At New Voices, we cover the crucial elements of your college experience. Like your awkward JSwipe dates.
Don’t lie, you’ve been on some sort of Jewish dating app or site. You’re embarrassed – but you made an account, you deleted it, and then you downloaded it again after your fill-in-the-blank Jewish family member nagged you about your love life… again.
That means you’ve seen it all. The terrible pick-up lines involving Jewish ritual objects. (Not interested in your shofar, thank you.) The bios that read, “Let’s say we met at shul” or “Your bubbie will love me.” And, of course, the uncomfortable online encounters with people you know from Hillel/Chabad/synagogue/camp/family gathering/Jewish-space-of-your-choice.
And we want to laugh at you. We mean, with you. So, New Voices called for comments and stories on campus Jewish dating, and we’ve collected some cringeworthy gems for your enjoyment.
(And because y’all are private about your private lives – the nerve – the stories are anonymous.)
1) First, you match on JSwipe. Then, you meet through your Jewish mother. Because, of course.
“I matched with this girl on JSwipe. I didn’t message her yet but took notice of her because she was much cuter than the people I normally match with. Then I exited the app and forgot about it for a while. My mother told me that she wanted to go out to dinner with me, two of her friends, and their children who are around my age. We end up going to dinner, and when I get to the restaurant and meet everyone, there was the girl from JSwipe.”
2) Or your mother kindly does the online dating for you – without your knowledge.
“My wonderfully overbearing Jewish mother decided to go and catfish me a nice jewish guy on JDate without my consent or knowledge. (My Bubbie was in on it.) Weeks in, I come to find out my Mamaleh has been talking (as me) to guys on JDate and, with pride in her eyes, has potential suitors for me. After weeks of begging her to take down the site she created for me, her response was, ‘Well, I guess I could see how it could bother you that they’re falling in love with you, but they really love your mother.'”
“I stumbled upon the profile my mom had set up for me on the now-defunct website JMom, which allows mothers to create profiles for their children and find possible matches. I don’t know what made me more uncomfortable, that my mother described my body as ‘average’ (literally anything else would have been better) or that she put that I would be willing to keep a kosher home (despite the fact that I had never talked to my mom about the type of home I wanted to keep, and that I had grown up in a loosely kosher home where we had separate dishes for milk, meat, and treyf). When I asked her about it later, she said she had taken it down because she wasn’t comfortable putting so much information online. Needless to say, I was never actually set up on any dates through this website.”
3) You might be juggling too many Jewish law student suitors at once.
“I went on a swiping spree and among my matches were Jake and Ben. I messaged back and forth with Ben, enjoying the conversation, and I spoke a little bit with Jake, confused about the fact that he went to Yale Law School and said that he was living in Boston.

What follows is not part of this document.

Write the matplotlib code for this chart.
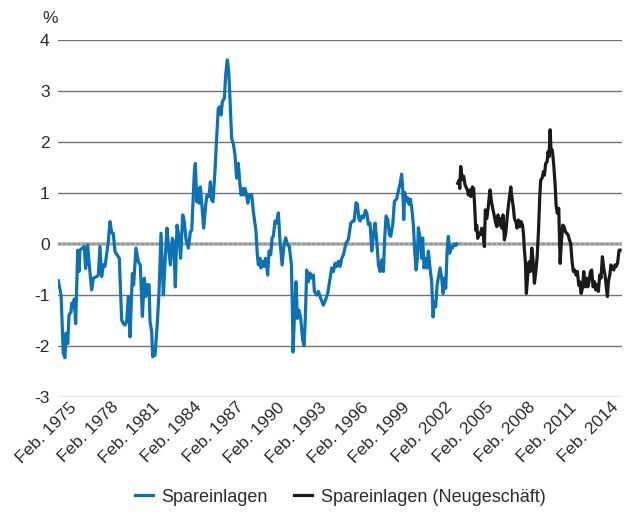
import matplotlib
matplotlib.use("Agg")
import matplotlib.pyplot as plt
import matplotlib.transforms as mtransforms

plt.rcParams['font.family'] = ['Liberation Sans', 'DejaVu Sans']
plt.rcParams['axes.unicode_minus'] = False

# Realzins Spareinlagen, in % (decimal years)
spar_dates = [
    1973.82, 1974.02, 1974.18, 1974.30, 1974.38, 1974.50, 1974.59, 1974.74, 1974.78, 1974.90,
    1974.97, 1975.07, 1975.22, 1975.31, 1975.38, 1975.55, 1975.69, 1975.79, 1975.93, 1976.05,
    1976.22, 1976.34, 1976.58, 1976.70, 1976.82, 1976.94, 1977.06, 1977.18, 1977.42, 1977.54,
    1977.66, 1977.78, 1977.90, 1978.09, 1978.21, 1978.38, 1978.50, 1978.62, 1978.74, 1978.86,
    1978.98, 1979.15, 1979.24, 1979.41, 1979.58, 1979.72, 1979.87, 1980.01, 1980.11, 1980.20,
    1980.35, 1980.42, 1980.54, 1980.61, 1980.78, 1980.95, 1981.07, 1981.21, 1981.38, 1981.50,
    1981.64, 1981.74, 1981.88, 1982.03, 1982.12, 1982.24, 1982.36, 1982.50, 1982.62, 1982.77,
    1982.89, 1983.01, 1983.18, 1983.32, 1983.42, 1983.51, 1983.61, 1983.68, 1983.78, 1983.85,
    1983.94, 1984.04, 1984.14, 1984.28, 1984.42, 1984.52, 1984.66, 1984.76, 1984.86, 1984.95,
    1985.09, 1985.21, 1985.33, 1985.43, 1985.53, 1985.62, 1985.77, 1985.86, 1985.98, 1986.08,
    1986.17, 1986.29, 1986.41, 1986.53, 1986.65, 1986.77, 1986.89, 1986.97, 1987.06, 1987.16,
    1987.25, 1987.37, 1987.45, 1987.57,
    1987.73, 1987.85, 1988.04, 1988.14, 1988.21, 1988.33, 1988.40, 1988.52, 1988.62, 1988.72,
    1988.81, 1988.88, 1988.98, 1989.10, 1989.20, 1989.29, 1989.41, 1989.53, 1989.65, 1989.77,
    1989.92, 1990.06, 1990.18, 1990.30, 1990.44, 1990.59, 1990.66, 1990.71, 1990.80, 1990.92,
    1991.02, 1991.14, 1991.26, 1991.40, 1991.50, 1991.59, 1991.69, 1991.81, 1991.93, 1992.05,
    1992.17, 1992.24, 1992.41, 1992.53, 1992.70, 1992.89, 1993.08, 1993.20, 1993.37, 1993.49,
    1993.61, 1993.73, 1993.85, 1993.97, 1994.09, 1994.21, 1994.33, 1994.52, 1994.69, 1994.86,
    1995.00, 1995.10, 1995.24, 1995.34, 1995.43, 1995.53, 1995.65, 1995.77, 1995.91, 1996.01,
    1996.13, 1996.25, 1996.37, 1996.49, 1996.61, 1996.73, 1996.85, 1996.97, 1997.09, 1997.21,
    1997.30, 1997.40, 1997.52, 1997.64, 1997.73, 1997.88, 1998.00, 1998.16, 1998.28, 1998.40,
    1998.52, 1998.60, 1998.67, 1998.74, 1998.84, 1998.93, 1999.05, 1999.15, 1999.27, 1999.36,
    1999.46, 1999.56, 1999.65, 1999.72, 1999.84, 1999.96, 2000.03, 2000.13, 2000.25, 2000.35,
    2000.44, 2000.56, 2000.68, 2000.78, 2000.87, 2000.97, 2001.07, 2001.19, 2001.28, 2001.40,
    2001.50, 2001.59, 2001.69, 2001.79, 2001.88, 2001.98, 2002.07, 2002.17, 2002.29, 2002.41,
    2002.48,
]
spar_values = [
    -0.72, -1.00, -2.14, -2.23, -1.75, -1.95, -1.39, -1.33, -1.16, -1.23,
    -1.08, -1.56, -0.12, -0.54, -0.12, -0.08, -0.05, -0.48, -0.02, -0.41,
    -0.90, -0.67, -0.64, -0.61, -0.05, -0.64, -0.41, -0.44, 0.05, 0.44,
    0.22, 0.21, -0.15, -0.23, -0.28, -1.49, -1.56, -1.59, -1.52, -1.03,
    -1.82, -0.58, -0.80, -0.08, -0.35, -0.41, -1.42, -0.67, -1.03, -0.80,
    -0.80, -1.52, -1.72, -2.21, -2.18, -1.52, -0.93, 0.21, -1.00, -0.35,
    0.31, -0.02, -0.41, 0.11, 0.05, -0.84, 0.37, 0.14, -0.28, 0.57,
    0.44, 0.08, -0.08, 0.24, 0.27, 0.83, 1.42, 1.58, 0.83, 1.09,
    0.80, 1.12, 0.80, 0.31, 0.76, 0.96, 0.93, 1.22, 0.86, 0.83,
    1.42, 2.07, 2.66, 2.69, 2.53, 2.79, 2.86, 3.31, 3.61, 3.38,
    2.86, 2.07, 1.97, 1.75, 1.29, 1.58, 1.16, 0.96, 1.09, 0.96,
    1.09, 0.96, 0.80, 0.96,
    0.97, 0.64, 0.25, -0.21, -0.41, -0.28, -0.47, -0.34, -0.44, -0.28,
    -0.41, -0.61, -0.14, -0.21, 0.12, 0.15, 0.45, 0.41, 0.61, 0.05,
    -0.41, -0.01, 0.12, -0.01, -0.05, -0.41, -1.26, -2.12, -1.46, -0.74,
    -1.46, -1.30, -1.46, -1.89, -1.99, -1.46, -0.51, -0.74, -0.57, -0.67,
    -0.61, -0.93, -1.00, -0.93, -1.07, -1.20, -1.07, -0.97, -0.67, -0.47,
    -0.54, -0.38, -0.44, -0.34, -0.44, -0.28, -0.21, 0.02, 0.09, 0.41,
    0.45, 0.45, 0.81, 0.78, 0.51, 0.45, 0.55, 0.51, 0.66, 0.61,
    0.38, 0.41, -0.14, 0.18, 0.41, 0.05, -0.41, -0.54, -0.31, -0.54,
    0.12, 0.55, 0.48, 0.18, 0.15, 0.38, 0.84, 0.88, 1.04, 1.17,
    1.37, 1.07, 0.48, 1.01, 0.84, 0.91, 0.78, 0.88, 0.64, 0.38,
    -0.14, -0.51, -0.28, 0.32, 0.12, -0.28, 0.12, -0.47, -0.28, -0.47,
    -0.14, -0.47, -0.74, -1.43, -1.13, -1.23, -0.80, -0.61, -0.47, -0.67,
    -0.97, -0.67, -0.87, -0.14, 0.15, -0.18, -0.05, -0.08, 0.00, -0.03,
    0.00,
]

# Realzins Spareinlagen im Neugeschäft, in %
neu_dates = [
    2002.55, 2002.65, 2002.70, 2002.77, 2002.84, 2002.91, 2002.98, 2003.08, 2003.15, 2003.25,
    2003.32, 2003.42, 2003.51, 2003.61, 2003.70, 2003.78, 2003.85, 2003.92, 2003.99, 2004.09,
    2004.18, 2004.28, 2004.38, 2004.47, 2004.54, 2004.64, 2004.74, 2004.81, 2004.88, 2004.98,
    2005.07, 2005.17, 2005.26, 2005.36, 2005.45, 2005.55, 2005.65, 2005.72, 2005.81, 2005.91,
    2006.01, 2006.10, 2006.20, 2006.29, 2006.37, 2006.46, 2006.56, 2006.63, 2006.73, 2006.82,
    2006.92, 2007.01, 2007.11, 2007.21, 2007.28, 2007.35, 2007.42, 2007.49, 2007.59, 2007.69,
    2007.78, 2007.88, 2007.97, 2008.07, 2008.17, 2008.26, 2008.36, 2008.45, 2008.52, 2008.62,
    2008.72, 2008.79, 2008.88, 2008.98, 2009.05, 2009.12, 2009.20, 2009.27, 2009.36, 2009.46,
    2009.56, 2009.63, 2009.72, 2009.82, 2009.92, 2010.01, 2010.11, 2010.20, 2010.30, 2010.40,
    2010.49, 2010.59, 2010.68, 2010.78, 2010.87, 2010.97, 2011.07, 2011.16, 2011.26, 2011.33,
    2011.43, 2011.52, 2011.62, 2011.71, 2011.81, 2011.91, 2012.00, 2012.10, 2012.19, 2012.29,
    2012.39, 2012.48, 2012.58, 2012.67, 2012.77, 2012.86, 2012.96, 2013.06, 2013.15, 2013.25,
    2013.32, 2013.39, 2013.49, 2013.58, 2013.68, 2013.78, 2013.87, 2013.95, 2014.05, 2014.16,
    2014.23,
]
neu_values = [
    1.19, 1.25, 1.09, 1.52, 1.36, 1.26, 1.33, 1.16, 1.12, 1.06,
    0.96, 1.06, 0.93, 1.12, 1.09, 0.70, 0.27, 0.37, 0.11, 0.21,
    0.18, 0.31, 0.21, -0.05, 0.67, 0.50, 0.70, 0.90, 1.06, 0.83,
    0.70, 0.57, 0.44, 0.34, 0.57, 0.37, 0.50, 0.31, 0.57, 0.08,
    0.21, 0.50, 0.76, 0.96, 1.12, 0.90, 0.70, 0.50, 0.44, 0.31,
    0.47, 0.34, 0.44, 0.37, 0.21, -0.12, -0.35, -0.97, -0.61, -0.35,
    -0.54, -0.08, -0.31, -0.77, -0.54, -0.28, 0.24, 0.90, 1.25, 1.29,
    1.42, 1.35, 1.58, 1.61, 1.81, 1.71, 2.24, 1.81, 1.84, 1.55,
    1.16, 0.76, 0.60, 0.70, -0.38, 0.05, 0.37, 0.34, 0.24, 0.21,
    0.18, 0.08, 0.01, -0.35, -0.54, -0.51, -0.61, -0.54, -0.81, -0.74,
    -0.97, -0.87, -0.54, -0.84, -0.67, -0.84, -0.74, -0.54, -0.51, -0.84,
    -0.74, -0.90, -0.80, -0.93, -0.61, -0.67, -0.25, -0.48, -0.61, -0.87,
    -1.03, -0.74, -0.61, -0.41, -0.48, -0.51, -0.41, -0.44, -0.38, -0.12,
    -0.12,
]

tick_years = list(range(1975, 2015, 3))
tick_labels = ["Feb. %d" % y for y in tick_years]
y_ticks = list(range(-3, 5))

BLUE = '#0a72b5'
BLACK = '#1a1a1a'
TEXT = '#2b2b2b'

fig = plt.figure(figsize=(6.24, 5.12), dpi=100)
ax = fig.add_axes([58 / 624, 1 - 397 / 512, 564 / 624, 357 / 512])

for y in y_ticks:
    if y == 0:
        # zero line: light grey band with a darker dashed core
        ax.axhline(0, color='#b4b4b4', lw=2.6, zorder=1)
        ax.axhline(0, color='#8a8a8a', lw=1.1, ls=(0, (2.0, 1.2)), zorder=1)
    else:
        ax.axhline(y, color='#737373', lw=1.0, zorder=1)

ax.plot(spar_dates, spar_values, color=BLUE, lw=2.3, solid_joinstyle='round',
        label='Spareinlagen', zorder=3)
ax.plot(neu_dates, neu_values, color=BLACK, lw=2.3, solid_joinstyle='round',
        label='Spareinlagen (Neugeschäft)', zorder=3)

ax.set_xlim(1973.8, 2014.37)
ax.set_ylim(-3, 4)
ax.set_yticks(y_ticks)
ax.set_yticklabels([str(y) for y in y_ticks], fontsize=12.5, color=TEXT)
ax.set_xticks([y + 1 / 12 for y in tick_years])
ax.set_xticklabels(tick_labels, fontsize=12.5, color=TEXT, rotation=45,
                   ha='right', va='baseline', rotation_mode='anchor')
ax.tick_params(axis='both', length=0)
ax.tick_params(axis='y', pad=6)
ax.tick_params(axis='x', pad=8)
# nudge the rotated labels so the year ends just right of each tick
shift = mtransforms.ScaledTranslation(1.5 / 100, 0, fig.dpi_scale_trans)
for lab in ax.get_xticklabels():
    lab.set_transform(lab.get_transform() + shift)
for s in ax.spines.values():
    s.set_visible(False)

fig.text(50 / 624, 1 - 18.5 / 512, '%', ha='center', va='center',
         fontsize=12.5, color=TEXT)

leg = fig.legend(loc='center', bbox_to_anchor=(340 / 624, 1 - 497 / 512), ncol=2,
                 frameon=False, fontsize=13, handlelength=1.0, handletextpad=0.45,
                 columnspacing=1.5)
for t in leg.get_texts():
    t.set_color(TEXT)

fig.savefig('out.png', dpi=100)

I realized that Jake was only here for a summer and decided that someone who was living near me only temporarily was not someone I was interested in seeing. I gave Ben, a student at a Boston-area law school, my phone number, and from there, we started texting back and forth, eventually scheduling a date.
When I went to meet Ben, I realized on my way to the restaurant that his name in my phone was ‘Jake.’ How silly of me, right? I must have gotten their names mixed up. I got to the place where we were meeting for dinner and shot him a text saying ,’here :)’ and within a moment, a bright and smiling Jake, not Ben, met me. What the hell was going on?
During dinner, I contemplated taking shelter in the bathroom while I performed some quick detective work to solve the mystery of the hot mess I had gotten myself into. Instead I proceeded with caution throughout the conversation, making sure that I didn’t mention any details from the other match’s life to avoid further confusion. After my date, I figured out that I started two different conversations simultaneously, each with a different guy. I gave Jake my number, thinking he was Ben. I have walked away with the lesson to be more careful with the names and life stories of all of the knights in shining armor that appear on my screen.”
4) Or… there may not be enough Jews to go around.
“Time to woo all three of the Jewish women in my area!”
5) Whether you have too many choices or too few, chances are your potential Jew-boos are… interesting.
“I went on a JSwipe date, and the guy showed up sporting an ’80s-tastic mullet. We went bowling and he proceeded to go full Israeli commando on an employee for having the audacity to deny us bumpers. Not besheret.”